- **SET TASK**: Copy, character for character, the lines running from the one with "Convert this chart to Bokeh code." to the one with "p.xaxis.major_label_standoff = 30", ends included. Leave out every other line.

(Charts and diagrams as code)
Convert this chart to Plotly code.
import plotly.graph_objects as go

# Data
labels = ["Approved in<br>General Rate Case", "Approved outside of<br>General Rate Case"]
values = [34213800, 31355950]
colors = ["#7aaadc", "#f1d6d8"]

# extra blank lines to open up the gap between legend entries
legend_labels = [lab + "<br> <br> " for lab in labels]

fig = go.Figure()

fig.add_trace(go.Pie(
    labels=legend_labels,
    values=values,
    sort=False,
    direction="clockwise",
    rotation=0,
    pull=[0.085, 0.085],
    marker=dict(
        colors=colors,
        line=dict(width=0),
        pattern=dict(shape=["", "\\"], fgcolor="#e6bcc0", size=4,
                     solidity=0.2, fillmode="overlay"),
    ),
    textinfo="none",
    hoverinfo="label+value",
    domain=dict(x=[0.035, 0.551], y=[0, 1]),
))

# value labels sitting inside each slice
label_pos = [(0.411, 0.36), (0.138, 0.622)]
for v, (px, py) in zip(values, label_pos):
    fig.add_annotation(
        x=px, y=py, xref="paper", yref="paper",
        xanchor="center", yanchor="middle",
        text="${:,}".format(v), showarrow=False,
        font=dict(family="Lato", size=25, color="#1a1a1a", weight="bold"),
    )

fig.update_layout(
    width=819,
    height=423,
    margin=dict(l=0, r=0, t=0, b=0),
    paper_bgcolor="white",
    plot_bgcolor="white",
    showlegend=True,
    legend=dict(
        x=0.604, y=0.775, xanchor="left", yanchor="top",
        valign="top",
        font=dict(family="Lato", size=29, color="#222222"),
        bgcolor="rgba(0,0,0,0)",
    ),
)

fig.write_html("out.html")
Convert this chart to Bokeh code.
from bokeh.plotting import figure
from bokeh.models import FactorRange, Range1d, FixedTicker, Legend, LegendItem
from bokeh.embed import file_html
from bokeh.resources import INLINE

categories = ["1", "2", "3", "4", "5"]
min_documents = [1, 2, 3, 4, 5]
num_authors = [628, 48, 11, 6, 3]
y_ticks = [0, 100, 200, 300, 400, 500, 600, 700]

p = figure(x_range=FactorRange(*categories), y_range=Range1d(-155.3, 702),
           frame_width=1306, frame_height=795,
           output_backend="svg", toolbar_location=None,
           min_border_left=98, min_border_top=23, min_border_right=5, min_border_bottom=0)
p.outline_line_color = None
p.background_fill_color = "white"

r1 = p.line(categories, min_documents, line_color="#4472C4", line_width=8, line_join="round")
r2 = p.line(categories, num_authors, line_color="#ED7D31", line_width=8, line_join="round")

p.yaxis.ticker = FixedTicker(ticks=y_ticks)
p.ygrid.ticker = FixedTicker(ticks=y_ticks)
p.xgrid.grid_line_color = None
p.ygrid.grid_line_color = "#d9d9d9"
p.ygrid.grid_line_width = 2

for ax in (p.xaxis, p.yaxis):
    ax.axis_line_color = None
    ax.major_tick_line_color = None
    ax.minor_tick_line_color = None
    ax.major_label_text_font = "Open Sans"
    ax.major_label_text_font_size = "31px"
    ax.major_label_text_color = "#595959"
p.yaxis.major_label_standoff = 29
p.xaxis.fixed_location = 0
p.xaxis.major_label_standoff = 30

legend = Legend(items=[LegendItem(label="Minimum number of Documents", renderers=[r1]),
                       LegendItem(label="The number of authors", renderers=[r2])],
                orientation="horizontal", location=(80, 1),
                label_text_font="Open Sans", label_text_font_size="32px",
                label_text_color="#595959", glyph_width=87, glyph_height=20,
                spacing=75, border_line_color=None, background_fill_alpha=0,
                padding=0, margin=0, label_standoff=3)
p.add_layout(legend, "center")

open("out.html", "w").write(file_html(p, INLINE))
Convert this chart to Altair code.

- **TASK ANSWER**:
Convert this chart to Bokeh code.
from bokeh.plotting import figure
from bokeh.models import FactorRange, Range1d, FixedTicker, Legend, LegendItem
from bokeh.embed import file_html
from bokeh.resources import INLINE

categories = ["1", "2", "3", "4", "5"]
min_documents = [1, 2, 3, 4, 5]
num_authors = [628, 48, 11, 6, 3]
y_ticks = [0, 100, 200, 300, 400, 500, 600, 700]

p = figure(x_range=FactorRange(*categories), y_range=Range1d(-155.3, 702),
           frame_width=1306, frame_height=795,
           output_backend="svg", toolbar_location=None,
           min_border_left=98, min_border_top=23, min_border_right=5, min_border_bottom=0)
p.outline_line_color = None
p.background_fill_color = "white"

r1 = p.line(categories, min_documents, line_color="#4472C4", line_width=8, line_join="round")
r2 = p.line(categories, num_authors, line_color="#ED7D31", line_width=8, line_join="round")

p.yaxis.ticker = FixedTicker(ticks=y_ticks)
p.ygrid.ticker = FixedTicker(ticks=y_ticks)
p.xgrid.grid_line_color = None
p.ygrid.grid_line_color = "#d9d9d9"
p.ygrid.grid_line_width = 2

for ax in (p.xaxis, p.yaxis):
    ax.axis_line_color = None
    ax.major_tick_line_color = None
    ax.minor_tick_line_color = None
    ax.major_label_text_font = "Open Sans"
    ax.major_label_text_font_size = "31px"
    ax.major_label_text_color = "#595959"
p.yaxis.major_label_standoff = 29
p.xaxis.fixed_location = 0
p.xaxis.major_label_standoff = 30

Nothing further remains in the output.